If you had missed the brassy big band syncopation of Pearl & Dean’s Asteroid theme, it was sometimes easy to mistake a cinema ad for the feature. With the increasingly daring adventures of the man in black driven to deliver a box of chocolates to an absent lover, advertising shorts helped jumpstart the careers of many. In the case of Cadbury’s 35 year long Milk Tray campaign, this included Adrian Lyne, later director of 9 1/2 Weeks and Fatal Attraction. Before every cyclist’s pinup Victoria Pendleton brought her peerless form to the Hovis TV adverts, Ridley Scott – of Thelma & Louise and Gladiator fame – directed its classics in 1973.
Generations earlier, posters and magazine ads had given gainful employment to the likes of Alfons Mucha, Toulouse-Lautrec, Norman Rockwell, Jan Sawka, and the great John Gilroy, responsible for so much of Guinness’s brilliant artwork. Sometimes established artists have been propelled to fame when their work became product branding, as happened to Sir John Millais’ painting of Bubbles (1885-6) for Pears soap, and Landseer’s Monarch of the Glen (1851) for Dewar’s whisky.
Now that public funding of the arts remains victim to the swing of the Chancellor’s scythe, we need to augment the work of charities like the Art Fund. Ironically advertising revenues have also supported the opposite end of the art market, in the rich collection of Charles Saatchi, of which a modest residue has been generously given to the Nation. But fuelling inflated prices for contemporary art of dubious merit, and more obviously appreciated works of those long dead, does little to help those down to their last squeeze of Ultramarine Blue.
Curiously the iPad’s gorgeous rendering of colour images offers a small ray of hope for some. Print publishers facing declining physical circulations might find their advertisers more prepared to invest in quality and quantity in electronic editions, assuming that Apple can make up its mind whether to promote Newsstand or kill it. In general though the rise of online advertising has stripped the art from ads, making search engine optimisation and cost per click count more than creativity.

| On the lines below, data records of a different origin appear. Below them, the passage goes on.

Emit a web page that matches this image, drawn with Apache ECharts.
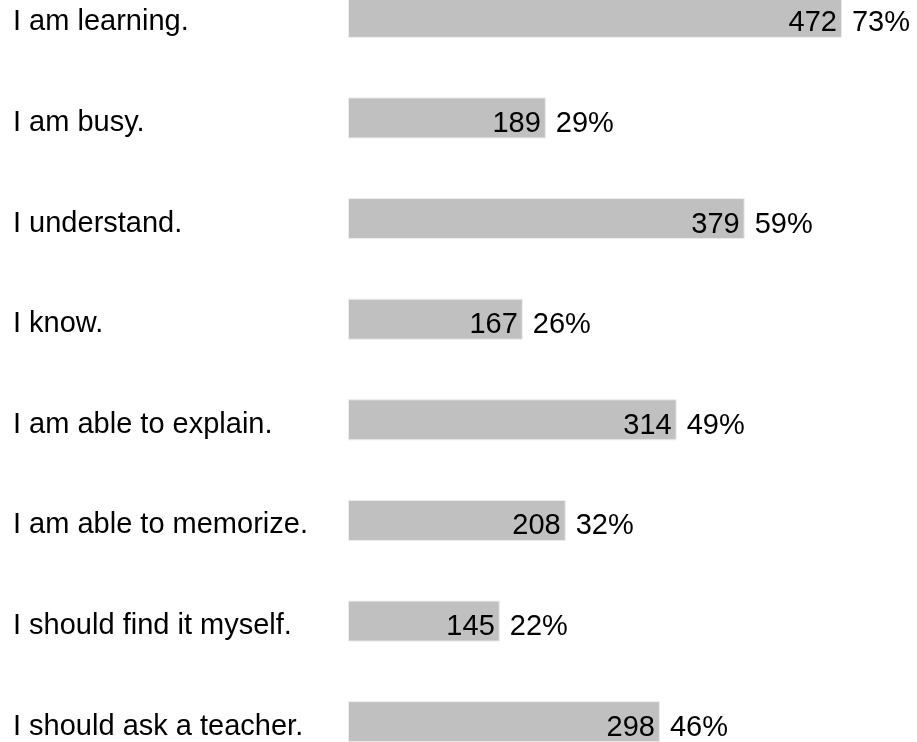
<!DOCTYPE html>
<html>
<head>
<meta charset="utf-8">
<script src="https://cdn.jsdelivr.net/npm/echarts@6/dist/echarts.min.js"></script>
<style>
html,body{margin:0;padding:0;background:#fff;overflow:hidden;width:917px;height:742px;}
#chart{position:absolute;left:0;top:-33.5px;width:917px;height:805px;}
</style>
</head>
<body>
<div id="chart"></div>
<script>
const categories = [
  "I am learning.",
  "I am busy.",
  "I understand.",
  "I know.",
  "I am able to explain.",
  "I am able to memorize.",
  "I should find it myself.",
  "I should ask a teacher."
];
const counts = [472, 189, 379, 167, 314, 208, 145, 298];
const percents = ["73%", "29%", "59%", "26%", "49%", "32%", "22%", "46%"];

const FONT = "'Liberation Sans', Arial, sans-serif";
const chart = echarts.init(document.getElementById('chart'), null, {renderer: 'canvas'});
chart.setOption({
  animation: false,
  backgroundColor: '#ffffff',
  grid: {left: 348, width: 523.3, top: 0, bottom: 0, containLabel: false},
  xAxis: {
    type: 'value', min: 0, max: 500,
    show: false
  },
  yAxis: {
    type: 'category', data: categories, inverse: true,
    axisLine: {show: false}, axisTick: {show: false}, splitLine: {show: false},
    axisLabel: {
      align: 'left', margin: 335,
      formatter: v => '{t|' + v + '}',
      rich: {
        t: {padding: [10, 0, 0, 0], color: '#000000', fontSize: 29, fontFamily: FONT}
      },
      color: '#000000', fontSize: 29, fontFamily: FONT
    }
  },
  series: [
    {
      type: 'bar', data: counts, barWidth: 41,
      itemStyle: {color: '#c0c0c0', borderColor: '#ececec', borderWidth: 1},
      label: {
        show: true, position: 'insideRight', distance: 5, offset: [0, 6],
        color: '#000000', fontSize: 29, fontFamily: FONT
      },
      silent: true
    },
    {
      type: 'bar', data: counts, barWidth: 41, barGap: '-100%',
      itemStyle: {color: 'rgba(0,0,0,0)'},
      label: {
        show: true, position: 'right', distance: 10, offset: [0, 6],
        color: '#000000', fontSize: 29, fontFamily: FONT,
        formatter: p => percents[p.dataIndex]
      },
      silent: true
    }
  ]
});
</script>
</body>
</html>
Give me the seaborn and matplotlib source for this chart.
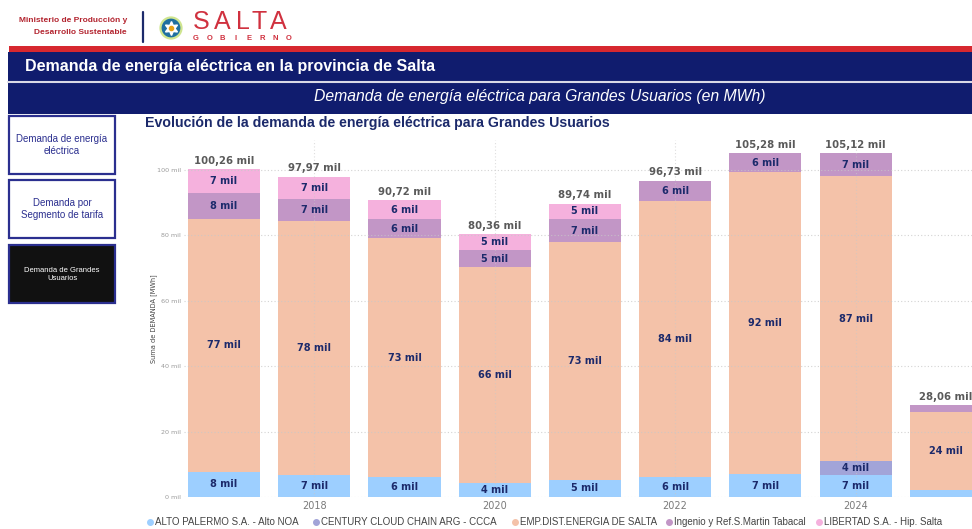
import numpy as np
import pandas as pd
import matplotlib
matplotlib.use("Agg")
import matplotlib.pyplot as plt
from matplotlib.patches import Rectangle, Ellipse
import seaborn as sns

# ---- data (MWh, in thousands) ----
years = [2017, 2018, 2019, 2020, 2021, 2022, 2023, 2024, 2025]
alto_palermo = [7.7, 6.7, 6.1, 4.3, 5.3, 6.2, 6.9, 6.8, 2.1]
century_cloud = [0, 0, 0, 0, 0, 0, 0, 4.1, 0]
emp_dist = [77.4, 77.7, 73.1, 66.0, 72.7, 84.3, 92.4, 87.2, 24.0]
ingenio = [8.0, 6.7, 5.8, 5.2, 7.0, 6.23, 5.98, 7.02, 1.96]
libertad = [7.16, 6.87, 5.72, 4.86, 4.74, 0, 0, 0, 0]

series_names = ["ALTO PALERMO S.A. - Alto NOA", "CENTURY CLOUD CHAIN ARG - CCCA",
                "EMP.DIST.ENERGIA DE SALTA", "Ingenio y Ref.S.Martin Tabacal",
                "LIBERTAD S.A. - Hip. Salta"]
series_values = [alto_palermo, century_cloud, emp_dist, ingenio, libertad]
series_colors = ["#9DCFFF", "#A2A4D8", "#F4C2A9", "#C296C6", "#F5B1DD"]

y_ticks = [0, 20, 40, 60, 80, 100]
x_ticks = [2018, 2020, 2022, 2024]

W, H = 972, 529
sns.set_theme(style="white")
plt.rcParams["font.family"] = ["DejaVu Sans"]
fig = plt.figure(figsize=(W / 100, H / 100), dpi=100)
fig.patch.set_facecolor("white")


def fx(x):
    return x / W


def fy(y):
    return 1 - y / H


def ftext(x, y, s, **kw):
    fig.text(fx(x), fy(y), s, **kw)


def frect(x0, y0, x1, y1, **kw):
    fig.patches.append(Rectangle((fx(x0), fy(y1)), fx(x1) - fx(x0), fy(y0) - fy(y1),
                                 transform=fig.transFigure, figure=fig, **kw))


sans = ["Liberation Sans", "DejaVu Sans"]

# ---- header ----
ftext(127, 21, "Ministerio de Producción y", ha="right", va="center",
      fontsize=6.0, fontweight="bold", color="#B3242F", family=sans)
ftext(127, 32, "Desarrollo Sustentable", ha="right", va="center",
      fontsize=6.0, fontweight="bold", color="#B3242F", family=sans)
fig.add_artist(plt.Line2D([fx(143), fx(143)], [fy(12), fy(42)],
                          color="#1C2A6B", lw=1.6, transform=fig.transFigure))
fig.patches.append(Ellipse((fx(171), fy(28)), 21 / W, 21 / H, transform=fig.transFigure,
                           facecolor="#1F6FA0", edgecolor="#CFE58F", lw=1.6, figure=fig))
fig.add_artist(plt.Line2D([fx(171)], [fy(28)], marker=(6, 1, 0), markersize=10,
                          color="white", transform=fig.transFigure))
fig.add_artist(plt.Line2D([fx(171)], [fy(28)], marker="o", markersize=3,
                          color="#E8A317", transform=fig.transFigure))
for ch, cx in zip("SALTA", [201, 222, 243, 259, 278]):
    ftext(cx, 22, ch, ha="center", va="center", fontsize=18, color="#D0313F",
          family=sans)
for k, ch in enumerate("GOBIERNO"):
    ftext(196 + k * 13.2, 38.5, ch, ha="center", va="center", fontsize=5.5,
          fontweight="bold", color="#D0313F", family=sans)

# red strip and navy banner
frect(9, 46, W, 52, facecolor="#D7282F", edgecolor="none")
frect(8, 52, W, 114, facecolor="#101C6E", edgecolor="none")
fig.add_artist(plt.Line2D([fx(8), fx(W)], [fy(82), fy(82)], color="#D9D9E6",
                          lw=1.5, transform=fig.transFigure))
ftext(25, 67, "Demanda de energía eléctrica en la provincia de Salta", ha="left",
      va="center", fontsize=11.5, fontweight="bold", color="white", family=sans)
ftext(540, 97, "Demanda de energía eléctrica para Grandes Usuarios (en MWh)",
      ha="center", va="center", fontsize=11.3, style="italic", color="white",
      family=sans)

# ---- side navigation ----
nav = [("Demanda de energía\neléctrica", 116, 174, "white", "#2B2F8F", 7),
       ("Demanda por\nSegmento de tarifa", 180, 238, "white", "#2B2F8F", 7),
       ("Demanda de Grandes\nUsuarios", 245, 303, "#111111", "white", 5.5)]
for label, y0, y1, face, tc, fs in nav:
    frect(9, y0, 115, y1, facecolor=face, edgecolor="#2B2F8F", lw=1.6)
    ftext(62, (y0 + y1) / 2, label, ha="center", va="center", fontsize=fs,
          color=tc, linespacing=1.2, family=sans)

# ---- chart ----
ftext(145, 123, "Evolución de la demanda de energía eléctrica para Grandes Usuarios",
      ha="left", va="center", fontsize=10.2, fontweight="bold", color="#1C2A6B",
      family=sans)

ax = fig.add_axes([fx(184), fy(497), fx(W) - fx(184), fy(140) - fy(497)])
ax.set_facecolor("white")

values = np.array(series_values)
cum = np.cumsum(values, axis=0)

# layered cumulative bars, drawn from the top of the stack downward
for i in range(len(series_names) - 1, -1, -1):
    df = pd.DataFrame({"year": years, "cum": cum[i]})
    sns.barplot(data=df, x="year", y="cum", native_scale=True, width=0.8,
                color=series_colors[i], saturation=1, linewidth=0, ax=ax, zorder=2)

ax.set_xlim(2016.557, 2025.29)
ax.set_ylim(0, 109.2)

for yv in y_ticks:
    ax.axhline(yv, color="#C8C8C8", lw=0.8, ls=(0, (1, 2)), zorder=3, alpha=0.8)
for xv in x_ticks:
    ax.axvline(xv, color="#C8C8C8", lw=0.8, ls=(0, (1, 2)), zorder=3, alpha=0.6)

ax.set_yticks(y_ticks)
ax.set_yticklabels([f"{v} mil" for v in y_ticks], fontsize=4.6, color="#9A9A9A")
ax.set_xticks(x_ticks)
ax.set_xticklabels([str(v) for v in x_ticks], fontsize=7, color="#7A7A7A")
ax.tick_params(axis="both", length=0, pad=3)
ax.tick_params(axis="y", pad=2)
ax.set_xlabel("")
ax.set_ylabel("Suma de DEMANDA [MWh]", fontsize=4.8, color="#444444", labelpad=0)
for s in ax.spines.values():
    s.set_visible(False)

# segment labels
for i in range(len(series_names)):
    for j, yr in enumerate(years):
        v = values[i, j]
        if v >= 3:
            ax.text(yr, cum[i, j] - v / 2, f"{round(v)} mil", ha="center", va="center",
                    fontsize=7, fontweight="bold", color="#1C2A6B", zorder=4,
                    clip_on=False)

# total labels
totals = cum[-1]
for yr, t in zip(years, totals):
    ax.text(yr, t + 1.0, f"{t:.2f}".replace(".", ",") + " mil", ha="center",
            va="bottom", fontsize=7.3, fontweight="bold", color="#5A5A5A",
            zorder=4, clip_on=False)

# legend row
legend_x = [150, 316, 515, 669, 819]
for name, col, lx in zip(series_names, series_colors, legend_x):
    fig.add_artist(plt.Line2D([fx(lx)], [fy(522)], marker="o", markersize=4,
                              color=col, transform=fig.transFigure))
    ftext(lx + 5, 522, name, ha="left", va="center", fontsize=7, color="#444444",
          family=sans)

fig.savefig("out.png", dpi=100, facecolor="white")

Much of these new advertising revenues flow into the coffers of Google, owner of over 30% of the online market. Unlike its predecessors in the Industrial Revolution, art and cultural aspects of society figure as little in its ethos as they do in online advertising. Its philanthropic offspring Google.org has committed a meagre $100 million, less than 1% of Google’s annual profits. In 2014, this pauper’s pot went towards applying technology to help those with disabilities, fighting trafficking and child abuse, tackling Ebola, and improving science education: commendable goals in themselves, but a limited investment for future generations.
By comparison, the far more generous grants of the Bill & Melinda Gates Foundation put several billion dollars each year to tackle primarily health, education, and third world development, including $50 million to help fight Ebola – still no significant sums into the arts.
Whilst Apple has long provided assistance to educational organisations, neither it nor the late Steve Jobs had much overt philanthropic commitment. Back in March 2015, Tim Cook announced that he intends giving nearly $800 million for philanthropic projects in the future. With its ever-growing profits, and prodigious cash reserve, Apple corporate currently does little more than match the charitable donations of its employees, amounting to less than $20 million per year.
Allow me to suggest a worthy cause, given that Apple survived in its leaner years largely on its sales to creatives and other artists: match Google.org’s modest if not miserly $100 million per year in grants split evenly between academic computing (an understandable soft spot for Apple and, in its day, NeXT), and seedcorn initiatives to foster the arts.